PROBLEM DESCRIPTION: Whenever a line below holds the word "matplotlib", copy that line.

GIVEN MATERIAL:
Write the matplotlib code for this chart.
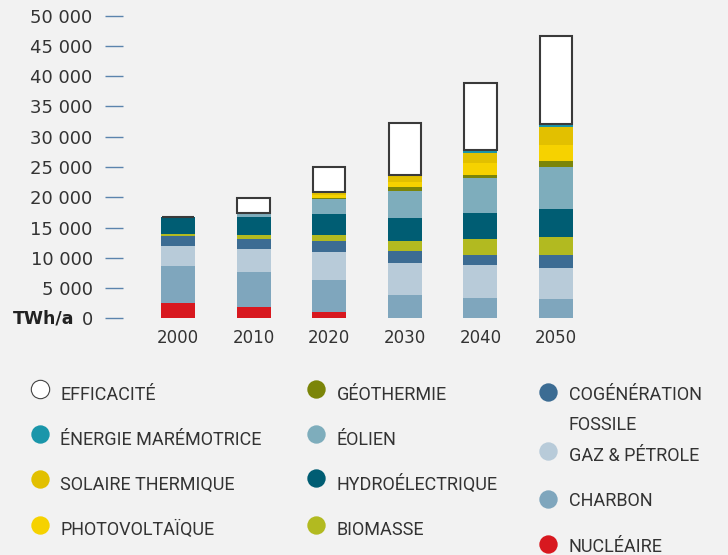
import matplotlib
matplotlib.use("Agg")
import matplotlib.pyplot as plt
import numpy as np

# Data (TWh/a)
years = ["2000", "2010", "2020", "2030", "2040", "2050"]
nucleaire = [2480, 1820, 990, 0, 0, 0]
charbon = [6100, 5780, 5280, 3800, 3300, 3140]
gaz_petrole = [3300, 3800, 4620, 5280, 5450, 5120]
cogeneration = [1650, 1650, 1820, 1980, 1650, 2150]
biomasse = [380, 660, 990, 1650, 2640, 2970]
hydro = [2750, 2970, 3470, 3800, 4290, 4620]
eolien = [0, 780, 2480, 4460, 5780, 6930]
geothermie = [0, 0, 250, 660, 550, 990]
photovoltaique = [0, 0, 540, 830, 1980, 2640]
solaire_thermique = [0, 0, 400, 1160, 1600, 2970]
maremotrice = [0, 0, 0, 0, 550, 550]
efficacite = [0, 2480, 4170, 8630, 11060, 14520]

yticks = [0, 5000, 10000, 15000, 20000, 25000, 30000, 35000, 40000, 45000, 50000]
ytick_labels = ["0", "5 000", "10 000", "15 000", "20 000", "25 000",
                "30 000", "35 000", "40 000", "45 000", "50 000"]

# stack order, bottom to top
stack = [
    ("NUCLÉAIRE", nucleaire, "#d8181f"),
    ("CHARBON", charbon, "#7fa6bd"),
    ("GAZ & PÉTROLE", gaz_petrole, "#b8cbd9"),
    ("COGÉNÉRATION", cogeneration, "#3c6c93"),
    ("BIOMASSE", biomasse, "#b2ba20"),
    ("HYDROÉLECTRIQUE", hydro, "#005d73"),
    ("ÉOLIEN", eolien, "#7eadbc"),
    ("GÉOTHERMIE", geothermie, "#7b8509"),
    ("PHOTOVOLTAÏQUE", photovoltaique, "#f6d200"),
    ("SOLAIRE THERMIQUE", solaire_thermique, "#e2c000"),
    ("ÉNERGIE MARÉMOTRICE", maremotrice, "#1a96aa"),
]
colors = {name: c for name, _, c in stack}
colors["EFFICACITÉ"] = "white"

bg = "#f2f2f2"
txt = "#333333"
W, H = 728, 555

plt.rcParams["font.family"] = ["DejaVu Sans"]

fig = plt.figure(figsize=(W / 100, H / 100), dpi=100, facecolor=bg)

# main axes, placed in pixels
x0, y_zero, y_top, step = 140.2, 318.3, 15.7, 75.6
ax = fig.add_axes([x0 / W, (H - y_zero) / H, 6 * step / W, (y_zero - y_top) / H])
ax.set_facecolor(bg)
for s in ["top", "right", "bottom"]:
    ax.spines[s].set_visible(False)
ax.spines["left"].set_position(("outward", 12.2))
ax.spines["left"].set_visible(False)

x = np.arange(len(years))
bottom = np.zeros(len(years))
for name, vals, col in stack:
    ax.bar(x, vals, 0.45, bottom=bottom, color=col, linewidth=0)
    bottom += np.array(vals)
ax.bar(x, efficacite, 0.43, bottom=bottom, color="white",
       edgecolor="#3a3a3a", linewidth=1.5)

ax.set_xlim(-0.5, 5.5)
ax.set_ylim(0, 50000)
ax.set_xticks(x)
ax.set_xticklabels(years)
ax.set_yticks(yticks)
ax.set_yticklabels(ytick_labels)
ax.tick_params(axis="x", length=0, pad=7.5, labelsize=12, labelcolor=txt)
ax.tick_params(axis="y", length=13, width=1.0, color="#5b84ad", pad=9,
               labelsize=13, labelcolor=txt)

fig.text(74 / W, (H - y_zero) / H, "TWh/a", ha="right", va="center",
         fontsize=12.5, fontweight="bold", color="#222222")

# legend drawn by hand on an overlay in pixel coordinates
leg = fig.add_axes([0, 0, 1, 1], zorder=-1)
leg.set_xlim(0, W)
leg.set_ylim(H, 0)
leg.axis("off")

legend_items = [
    # name, circle x, circle y, text x, text baseline
    ("EFFICACITÉ", 39.5, 389, 60, 400),
    ("ÉNERGIE MARÉMOTRICE", 39.5, 433.5, 60, 445),
    ("SOLAIRE THERMIQUE", 39.5, 479, 60, 490),
    ("PHOTOVOLTAÏQUE", 39.5, 525.3, 60, 535),
    ("GÉOTHERMIE", 316, 389, 337, 400),
    ("ÉOLIEN", 316, 433.5, 337, 445),
    ("HYDROÉLECTRIQUE", 316, 477.5, 337, 490),
    ("BIOMASSE", 316, 525.3, 337, 535),
    ("COGÉNÉRATION", 547.5, 391.5, 569, 400),
    ("GAZ & PÉTROLE", 547.5, 451, 569, 461),
    ("CHARBON", 547.5, 499, 569, 506),
    ("NUCLÉAIRE", 547.5, 544, 569, 551.5),
]
for name, cx, cy, tx, ty in legend_items:
    edge = "#444444" if name == "EFFICACITÉ" else colors[name]
    leg.scatter([cx], [cy], s=175, color=colors[name], edgecolors=edge,
                linewidths=0.8 if name == "EFFICACITÉ" else 0, clip_on=False)
    leg.text(tx, ty, name, ha="left", va="baseline", fontsize=13,
             family=["Roboto", "DejaVu Sans"], color=txt)
leg.text(569, 430, "FOSSILE", ha="left", va="baseline", fontsize=13,
         family=["Roboto", "DejaVu Sans"], color=txt)

fig.savefig("out.png", dpi=100, facecolor=bg)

FINAL RESULT:
Write the matplotlib code for this chart.
import matplotlib
matplotlib.use("Agg")
import matplotlib.pyplot as plt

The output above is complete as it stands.